Os PERIGOS por trás de uma inelegibilidade!

O Brasil esteve mergulhado por mais de 20 anos em um tempo escuro, ditatorial, literalmente de “chumbo”. E ao raiar do sol da liberdade, o país aprendeu a cantar com um “Coração de Estudante”, versos imortalizados com a eleição e morte de Tancredo Neves, mas, hino que embalaria a tão sonhada Constituição Federal de 1988 – a Constituição Cidadã.

A nossa Lei Maior recebeu esse nome por defender de maneira intransigente os direitos e garantias fundamentais do cidadão, conforme previsto em seu art. 5° e reforçado nas Cláusulas Pétreas contidas no seu art. 60. E foi nesse clima de euforia e entusiasmo que o então mais jovem Deputado Federal do Brasil, Cássio Cunha Lima, talvez não tivesse a exata noção sobre a dimensão de termos tão importantes como “presunção da inocência”, “irretroatividade de lei”, “soberania popular”, “coisa julgada”, “controle de constitucionalidade”, e, especialmente, “segurança jurídica”.

Com os anos o jovem Deputado ainda seria Prefeito de Campina Grande por 03 vezes, novamente Deputado Federal e Governador do Estado da Paraíba, por 02 mandatos, ou melhor, por 01 mandato e meio. Tal aberração foi fruto de um Golpe Institucional em pleno Século XXI, situação que já começou a afrontar a amada Constituição Brasileira em seu art. 81, o qual exigiria uma nova eleição de forma indireta, ou seja, caberia aos Deputados Estaduais a escolha do novo Governador e jamais ao TSE.

Nesse sentido, a Paraíba e eleitores se sentiram golpeados, em pleno Estado Democrático de Direito, e a frase “soberania popular” já começou a ficar distante da realidade. Hodiernamente, está na mídia e na moda a LC n° 135/2010 – popularmente batizada como Lei da “Ficha Limpa”. Hoje, o mesmo personagem ocupa a atenção popular com o julgamento que indeferiu sua candidatura ao Senado. Em artigo anterior já comentamos e defendemos sua importância, porém, como dito naquela ocasião, é preciso controlar a ansiedade e enxergar o avanço que surtirá seus frutos com o tempo.

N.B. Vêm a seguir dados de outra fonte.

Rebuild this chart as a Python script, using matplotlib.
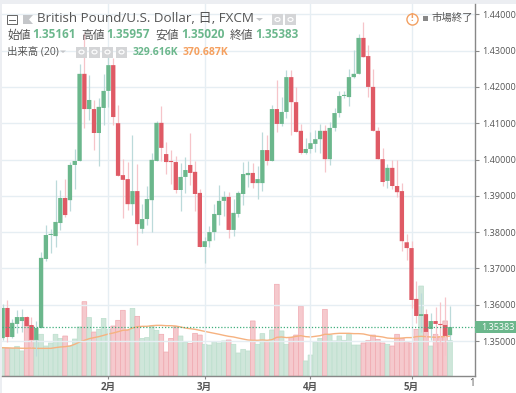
import matplotlib
matplotlib.use("Agg")
import matplotlib.pyplot as plt
from matplotlib.patches import Rectangle, Circle, Polygon

plt.rcParams['font.family'] = ['Open Sans', 'Noto Sans CJK JP', 'DejaVu Sans']

opens = [1.3508, 1.3591, 1.3511, 1.3547, 1.3555, 1.3566, 1.3544, 1.3503, 1.3536, 1.3726,
         1.3792, 1.3789, 1.3825, 1.3894, 1.3888, 1.3985, 1.3996, 1.4236, 1.4139, 1.4139,
         1.4073, 1.4142, 1.4189, 1.4260, 1.4100, 1.3957, 1.3946, 1.3877, 1.3913, 1.3809,
         1.3836, 1.3888, 1.3996, 1.4101, 1.4015, 1.3996, 1.3993, 1.3916, 1.3952, 1.3985,
         1.3966, 1.3908, 1.3759, 1.3775, 1.3800, 1.3847, 1.3886, 1.3897, 1.3806, 1.3850,
         1.3905, 1.3957, 1.3963, 1.3935, 1.3935, 1.4026, 1.3996, 1.4139, 1.4098, 1.4131,
         1.4227, 1.4158, 1.4079, 1.4018, 1.4029, 1.4043, 1.4056, 1.4079, 1.4001, 1.4087,
         1.4128, 1.4175, 1.4172, 1.4227, 1.4236, 1.4335, 1.4285, 1.4200, 1.4079, 1.4001,
         1.3941, 1.3977, 1.3927, 1.3913, 1.3772, 1.3756, 1.3616, 1.3569, 1.3574, 1.3533,
         1.3555, 1.3547, 1.3544, 1.35161]
closes = [1.3591, 1.3511, 1.3550, 1.3566, 1.3566, 1.3541, 1.3503, 1.3536, 1.3729, 1.3792,
          1.3795, 1.3828, 1.3894, 1.3847, 1.3985, 1.3996, 1.4236, 1.4139, 1.4164, 1.4073,
          1.4145, 1.4189, 1.4260, 1.4117, 1.3955, 1.3944, 1.3877, 1.3913, 1.3822, 1.3836,
          1.3891, 1.3999, 1.4101, 1.4032, 1.3993, 1.3993, 1.3916, 1.3952, 1.3971, 1.3963,
          1.3905, 1.3759, 1.3775, 1.3800, 1.3850, 1.3886, 1.3897, 1.3806, 1.3853, 1.3908,
          1.3960, 1.3963, 1.3935, 1.3946, 1.4026, 1.3996, 1.4139, 1.4098, 1.4131, 1.4227,
          1.4158, 1.4076, 1.4018, 1.4029, 1.4045, 1.4056, 1.4079, 1.4001, 1.4087, 1.4128,
          1.4175, 1.4178, 1.4227, 1.4236, 1.4335, 1.4282, 1.4200, 1.4079, 1.4001, 1.3938,
          1.3977, 1.3927, 1.3910, 1.3775, 1.3756, 1.3613, 1.3569, 1.3574, 1.3525, 1.3555,
          1.3547, 1.3544, 1.3514, 1.35383]
highs = [1.3602, 1.3613, 1.3561, 1.3585, 1.3588, 1.3569, 1.3566, 1.3555, 1.3745, 1.3820,
         1.3809, 1.3943, 1.3916, 1.3946, 1.3993, 1.4029, 1.4263, 1.4348, 1.4233, 1.4164,
         1.4169, 1.4236, 1.4282, 1.4280, 1.4150, 1.4001, 1.3993, 1.4067, 1.3988, 1.3877,
         1.3927, 1.4018, 1.4106, 1.4147, 1.4048, 1.4026, 1.4010, 1.3990, 1.4007, 1.4073,
         1.3996, 1.3919, 1.3787, 1.3817, 1.3877, 1.3930, 1.3913, 1.3911, 1.3891, 1.3913,
         1.3993, 1.3996, 1.3990, 1.3982, 1.4075, 1.4067, 1.4150, 1.4219, 1.4172, 1.4246,
         1.4246, 1.4200, 1.4098, 1.4059, 1.4076, 1.4081, 1.4098, 1.4095, 1.4103, 1.4142,
         1.4189, 1.4189, 1.4249, 1.4302, 1.4346, 1.4379, 1.4315, 1.4249, 1.4090, 1.4032,
         1.3988, 1.3999, 1.3999, 1.3935, 1.3795, 1.3775, 1.3665, 1.3632, 1.3588, 1.3577,
         1.3594, 1.3607, 1.3621, 1.35957]
lows = [1.3503, 1.3497, 1.3508, 1.3522, 1.3525, 1.3525, 1.3483, 1.3459, 1.3536, 1.3720,
        1.3742, 1.3759, 1.3806, 1.3842, 1.3858, 1.3919, 1.3996, 1.4087, 1.4109, 1.4026,
        1.3982, 1.4095, 1.4145, 1.4095, 1.3955, 1.3839, 1.3861, 1.3847, 1.3764, 1.3798,
        1.3820, 1.3800, 1.3996, 1.3996, 1.3960, 1.3932, 1.3908, 1.3858, 1.3908, 1.3930,
        1.3858, 1.3759, 1.3715, 1.3759, 1.3778, 1.3820, 1.3844, 1.3784, 1.3789, 1.3842,
        1.3875, 1.3924, 1.3921, 1.3891, 1.3913, 1.3985, 1.3996, 1.4076, 1.4092, 1.4114,
        1.4067, 1.4076, 1.4015, 1.4015, 1.4018, 1.4021, 1.4018, 1.3966, 1.3985, 1.4079,
        1.4117, 1.4170, 1.4147, 1.4225, 1.4236, 1.4282, 1.4172, 1.4079, 1.4001, 1.3927,
        1.3921, 1.3920, 1.3897, 1.3748, 1.3723, 1.3591, 1.3550, 1.3525, 1.3503, 1.3503,
        1.3483, 1.3489, 1.3461, 1.35020]

volumes = [257, 257, 257, 276, 233, 543, 465, 341, 388, 279, 307, 388, 350, 372, 279, 344,
           456, 691, 543, 409, 434, 536, 434, 465, 518, 611, 428, 629, 555, 350, 357, 465,
           425, 388, 223, 350, 459, 372, 316, 304, 397, 381, 295, 288, 319, 307, 326, 335,
           295, 214, 248, 233, 512, 295, 394, 326, 428, 853, 419, 295, 357, 381, 651, 140,
           195, 316, 350, 620, 381, 326, 372, 332, 388, 288, 288, 307, 332, 381, 341, 307,
           295, 279, 388, 350, 319, 307, 434, 837, 450, 279, 388, 363, 512, 329.616]
vol_ma = [263, 262, 260, 260, 258, 258, 260, 257, 257, 257, 257, 264, 270, 273, 279, 295,
          316, 332, 347, 357, 366, 378, 391, 400, 412, 425, 428, 446, 459, 462, 462, 468,
          471, 471, 468, 468, 465, 456, 446, 440, 434, 425, 415, 406, 397, 388, 378, 369,
          363, 353, 344, 335, 332, 332, 335, 332, 338, 360, 363, 357, 360, 369, 375, 366,
          363, 369, 375, 388, 388, 394, 397, 397, 397, 394, 394, 391, 381, 372, 369, 363,
          353, 350, 350, 353, 357, 357, 366, 369, 366, 363, 360, 366, 366, 370.687]

price_ticks = [1.35, 1.36, 1.37, 1.38, 1.39, 1.40, 1.41, 1.42, 1.43, 1.44]
month_pos = [22, 42, 64, 85]
month_labels = ['2月', '3月', '4月', '5月']
last_price = 1.35383

GREEN = '#6bb78c'
RED = '#df5a65'
GREY = '#555555'

W, H = 516, 393
fig = plt.figure(figsize=(W / 100, H / 100), dpi=100, facecolor='white')


def fx(x):
    return x / W


def fy(y):
    return 1 - y / H


def label(x, y, s, color=GREY, size=8.5, **kw):
    return fig.text(fx(x), fy(y), s, color=color, fontsize=size, va='center', **kw)


# background bands around the chart
fig.patches.append(Rectangle((0, fy(4)), 1, 4 / H, transform=fig.transFigure, color='#eceef2', lw=0))
fig.patches.append(Rectangle((0, 0), 2 / W, 1, transform=fig.transFigure, color='#eceef2', lw=0))

rect = [fx(2), fy(376), 473 / W, 372 / H]
vol_ax = fig.add_axes(rect)
ax = fig.add_axes(rect)
ax.patch.set_visible(False)
vol_ax.set_zorder(1)
ax.set_zorder(2)

x = list(range(len(opens)))
up = [c >= o for o, c in zip(opens, closes)]

# volume
vol_bars = vol_ax.bar(x, volumes, width=0.98,
                      color=['#cfe6da' if u else '#f5c9cd' for u in up],
                      edgecolor=['#bcdfcd' if u else '#f0a9b0' for u in up], linewidth=0.5)
for b in vol_bars:
    b.set_snap(False)
vol_ax.plot(x, vol_ma, color='#f6b280', lw=1.0)
vol_ax.set_xlim(-0.125, 98.2)
vol_ax.set_ylim(0, 3460)
vol_ax.axis('off')

# candles
ax.vlines(x, lows, highs, colors=['#bcdada' if u else '#f6c4c9' for u in up], lw=0.9, zorder=3)
bodies = ax.bar(x, [abs(c - o) for o, c in zip(opens, closes)], bottom=[min(o, c) for o, c in zip(opens, closes)],
                width=0.9, color=[GREEN if u else RED for u in up], linewidth=0, zorder=4)
for b in bodies:
    b.set_snap(False)
ax.axhline(last_price, color='#3fae7c', lw=0.9, ls=(0, (1, 1.5)), zorder=5)

ax.set_xlim(-0.125, 98.2)
ax.set_ylim(1.34036, 1.44284)
ax.yaxis.tick_right()
ax.set_yticks(price_ticks)
ax.set_yticklabels(['%.5f' % p for p in price_ticks], fontsize=6.5, color=GREY)
ax.set_xticks(month_pos)
ax.set_xticklabels(month_labels, fontsize=7, color=GREY, fontweight='bold')
ax.tick_params(axis='y', length=3, width=0.8, color='#888888', pad=2)
ax.tick_params(axis='x', length=2, width=0.8, color='#888888', pad=2)
ax.grid(True, color='#e6eef3', lw=1.0, zorder=0)
ax.set_axisbelow(True)
for s in ['top', 'left']:
    ax.spines[s].set_visible(False)
for s in ['right', 'bottom']:
    ax.spines[s].set_color('#888888')
    ax.spines[s].set_linewidth(1.0)

# last price tag
fig.patches.append(Rectangle((fx(475), fy(333)), 41 / W, 12.5 / H, transform=fig.transFigure, color=GREEN, lw=0, zorder=6))
label(481, 327, '1.35383', color='white', size=6.5, zorder=7)
label(469, 384, '1', size=7)

# header
fig.patches.append(Rectangle((fx(7), fy(24)), 10 / W, 9 / H, transform=fig.transFigure, fc='white', ec='#666666', lw=0.7, zorder=8))
fig.add_artist(plt.Line2D([fx(9), fx(15)], [fy(19.5), fy(19.5)], color='#666666', lw=0.7, zorder=9))
fig.patches.append(Polygon([(fx(23), fy(15)), (fx(33), fy(15)), (fx(29), fy(19.5)), (fx(33), fy(24)), (fx(23), fy(24))],
                           transform=fig.transFigure, color='#c4c6c9', lw=0, zorder=8))
label(37, 19, 'British Pound/U.S. Dollar, 日, FXCM', size=9.65, zorder=9)
fig.patches.append(Polygon([(fx(256), fy(18)), (fx(263), fy(18)), (fx(259.5), fy(21))],
                           transform=fig.transFigure, color='#c4c6c9', lw=0, zorder=8))

for lx, s, vx, v in [(7, '始値', 32, '1.35161'), (81, '高値', 106, '1.35957'),
                     (155, '安値', 181, '1.35020'), (230, '終値', 255, '1.35383')]:
    label(lx, 35, s, size=8.5, zorder=9)
    label(vx, 35, v, color=GREEN, size=8.5, fontweight='bold', zorder=9)

label(7, 52, '出来高 (20)', size=7.5, zorder=9)
fig.patches.append(Polygon([(fx(60), fy(50.5)), (fx(66), fy(50.5)), (fx(63), fy(53))],
                           transform=fig.transFigure, color='#c4c6c9', lw=0, zorder=8))
label(133, 52.5, '329.616K', color=GREEN, size=7.5, fontweight='bold', zorder=9)
label(183, 52.5, '370.687K', color='#f5a05f', size=7.5, fontweight='bold', zorder=9)

# little grey buttons
for bx, by in [(76, 46.5), (89, 46.5), (102, 46.5), (116, 46.5), (272, 14), (285, 14)]:
    fig.patches.append(Rectangle((fx(bx), fy(by + 11)), 11 / W, 11 / H, transform=fig.transFigure, color='#d4d5d7', lw=0, zorder=8))
    fig.patches.append(Circle((fx(bx + 5.5), fy(by + 5.5)), 2.5 / W, transform=fig.transFigure, fc='none', ec='white', lw=0.8, zorder=9))

# market closed badge
fig.add_artist(plt.Line2D([fx(412)], [fy(18.5)], marker='o', ms=8, mfc='white', mec='#f2a062', mew=1.0, zorder=9))
label(412, 18.5, '!', color='#f2a062', size=7, ha='center', fontweight='bold', zorder=10)
fig.patches.append(Rectangle((fx(423), fy(21)), 5 / W, 5 / H, transform=fig.transFigure, color='#888888', lw=0, zorder=8))
label(432, 18.5, '市場終了', size=7.5, zorder=9)

fig.savefig('out.png', dpi=100)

Contudo, a pressão popular foi mais longe, conseguiu que o Tribunal Superior Eleitoral afrontasse a Constituição Federal mais uma vez, tanto que o Supremo Tribunal Federal já está sendo acionado para se posicionar a respeito. Com efeito, a decisão de aplicar imediatamente a Lei Complementar n° 135, de 04 de junho de 2010, feriu não somente o princípio da anualidade da lei, aquele que exige que ela tivesse sido publicada até 03 de outubro de 2009, como ainda, avançou para destruir bases fundamentais do Brasil, como a “coisa julgada” e a “segurança jurídica”.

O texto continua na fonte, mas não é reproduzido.